An author on a "perspective/consensus" type paper continues to provide new editorial as well as substantial content comments on consecutive versions of a paper, and currently disagrees with the content of the final version of the paper. The other eight authors have approved the final version of the paper prepared and circulated by the lead author. At this stage, the lead author sees no rationale for making further content changes and hence intends to resolve the situation himself by suggesting to any authors who do not agree with him that they are removed from the authorship list and acknowledged for any key contributions (as appropriate).
Question(s) for the COPE Forum
• Is the suggested handling by the lead author appropriate? Are there are other solutions available/preferable?
• Is it appropriate for a lead author to address an issue with the authors individually, initially face-to-face, and then inform/involve all of the authors in a second step for them to make a consensus decision?
• What is the Forum’s advice on the role and responsibilities of a lead author more generally?

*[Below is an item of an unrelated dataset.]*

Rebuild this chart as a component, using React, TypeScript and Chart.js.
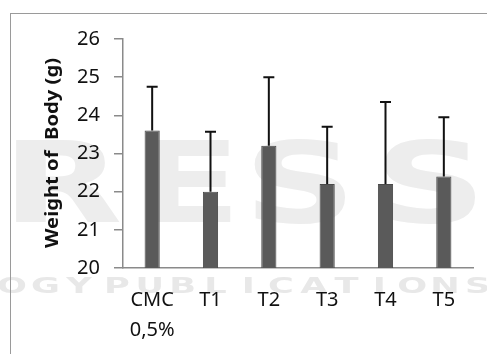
import React, { useEffect, useRef } from "react";
import { Chart, registerables } from "chart.js";

Chart.register(...registerables);

const categories: (string | string[])[] = [["CMC", "0,5%"], "T1", "T2", "T3", "T4", "T5"];
const meanWeights = [23.6, 22.0, 23.2, 22.2, 22.2, 22.4];
const upperErrors = [1.15, 1.57, 1.8, 1.5, 2.15, 1.55];
const yTitle = "Weight of  Body (g)";
const watermarkBig = ["R", "E", "S", "S"];
const watermarkSmall = "OGY PUBLICATIONS";

const watermarkPlugin = {
  id: "watermark",
  beforeDraw(chart: any) {
    const ctx = chart.ctx as CanvasRenderingContext2D;
    ctx.save();
    ctx.fillStyle = "#ededed";
    ctx.font = "bold 112px 'DejaVu Sans'";
    ctx.textAlign = "center";
    ctx.textBaseline = "alphabetic";
    const bigCenters = [62, 188, 300, 430];
    watermarkBig.forEach((ch, i) => {
      ctx.save();
      ctx.translate(bigCenters[i], 222);
      ctx.scale(1.4, 1);
      ctx.fillText(ch, 0, 0);
      ctx.restore();
    });
    ctx.fillStyle = "#e8e8e8";
    ctx.font = "bold 22px 'DejaVu Sans'";
    const letters = watermarkSmall.split("");
    const centers: number[] = letters.map((ch, i) => (i < 3 ? 12 + i * 33.5 : 117 + (i - 4) * 32.8));
    letters.forEach((ch, i) => {
      if (ch === " ") return;
      ctx.save();
      ctx.translate(centers[i], 293);
      ctx.scale(1.6, 1);
      ctx.fillText(ch, 0, 0);
      ctx.restore();
    });
    ctx.restore();
  },
};

const titlePlugin = {
  id: "yTitleDraw",
  afterDraw(chart: any) {
    const ctx = chart.ctx as CanvasRenderingContext2D;
    ctx.save();
    ctx.font = "bold 18px 'Noto Sans'";
    const w = ctx.measureText(yTitle).width;
    ctx.translate(53, 153);
    ctx.rotate(-Math.PI / 2);
    ctx.scale(190 / w, 1);
    ctx.fillStyle = "#111111";
    ctx.textAlign = "center";
    ctx.textBaseline = "middle";
    ctx.fillText(yTitle, 0, 0);
    ctx.restore();
  },
};

const errorBarPlugin = {
  id: "errorBars",
  afterDatasetsDraw(chart: any) {
    const ctx = chart.ctx as CanvasRenderingContext2D;
    const meta = chart.getDatasetMeta(0);
    const yScale = chart.scales.y;
    ctx.save();
    ctx.strokeStyle = "#111111";
    ctx.lineWidth = 2;
    meta.data.forEach((bar: any, i: number) => {
      const x = bar.x;
      const yTop = yScale.getPixelForValue(meanWeights[i] + upperErrors[i]);
      const yBase = yScale.getPixelForValue(meanWeights[i]);
      ctx.beginPath();
      ctx.moveTo(x, yBase);
      ctx.lineTo(x, yTop);
      ctx.moveTo(x - 5.5, yTop);
      ctx.lineTo(x + 5.5, yTop);
      ctx.stroke();
    });
    ctx.restore();
  },
};

export default function App() {
  const canvasRef = useRef<HTMLCanvasElement | null>(null);

  useEffect(() => {
    if (!canvasRef.current) return;
    const chart = new Chart(canvasRef.current, {
      type: "bar",
      data: {
        labels: categories as any,
        datasets: [
          {
            data: meanWeights,
            backgroundColor: "#5a5a5a",
            borderColor: "#4a4a4a",
            borderWidth: 1,
            barPercentage: 0.26,
            categoryPercentage: 1,
          },
        ],
      },
      options: {
        animation: false,
        responsive: false,
        maintainAspectRatio: false,
        devicePixelRatio: 1,
        layout: { padding: { top: 39, right: 14, left: 0, bottom: 0 } },
        plugins: {
          legend: { display: false },
          tooltip: { enabled: false },
        },
        scales: {
          x: {
            afterFit: (scale: any) => {
              scale.height = 86;
            },
            border: { display: true, color: "#8a8a8a", width: 1.5 },
            grid: { display: true, drawOnChartArea: false, drawTicks: false, color: "rgba(0,0,0,0)" },
            ticks: {
              padding: 17,
              color: "#111111",
              font: { family: "'Noto Sans'", size: 20, lineHeight: 1.5 },
              maxRotation: 0,
              autoSkip: false,
            },
          },
          y: {
            min: 20,
            max: 26,
            afterFit: (scale: any) => {
              scale.width = 123;
            },
            border: { display: true, color: "#8a8a8a", width: 1.5 },
            grid: { display: true, drawOnChartArea: false, drawTicks: true, tickLength: 9, color: "#8a8a8a", lineWidth: 1.5 },
            ticks: {
              stepSize: 1,
              padding: 14,
              color: "#111111",
              font: { family: "'Noto Sans'", size: 20 },
            },
            title: { display: false, text: yTitle },
          },
        },
      },
      plugins: [watermarkPlugin, errorBarPlugin, titlePlugin],
    });
    return () => chart.destroy();
  }, []);

  return (
    <div style={{ position: "fixed", left: 0, top: 0, width: 487, height: 354, background: "#ffffff", overflow: "hidden" }}>
      <canvas ref={canvasRef} width={487} height={354} style={{ position: "absolute", left: 0, top: 0, width: 487, height: 354 }} />
      <div
        style={{
          position: "absolute",
          left: 10,
          top: 13,
          width: 600,
          height: 500,
          borderLeft: "1.5px solid #9a9a9a",
          borderTop: "1.5px solid #9a9a9a",
          pointerEvents: "none",
        }}
      />
    </div>
  );
}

Is there any available guidance on this?
The Forum agreed this is an authorship issue and relates to authorship practices. The "lead" author can have different meanings in different disciplines. There is no accepted general opinion on this issue—it can vary by convention and discipline. The lead author can be the first or last author, or the most senior author.
Editors would not normally become involved with these types of cases—editors usually insist that authors resolve any authorship issues before submission.
Ideally, all authors should agree—consensus should be reached. If the direction of a paper changes, all authors need to agree to the changes in writing. One solution is to ask each author to specify their contribution. CRediT (Contributor Roles Taxonomy) could be useful here. If the authors have made valid contributions to the paper, then the lead author cannot remove them from the paper.
The presenter updated the Forum that the case was resolved by formal discussion with all of the authors on a conference call.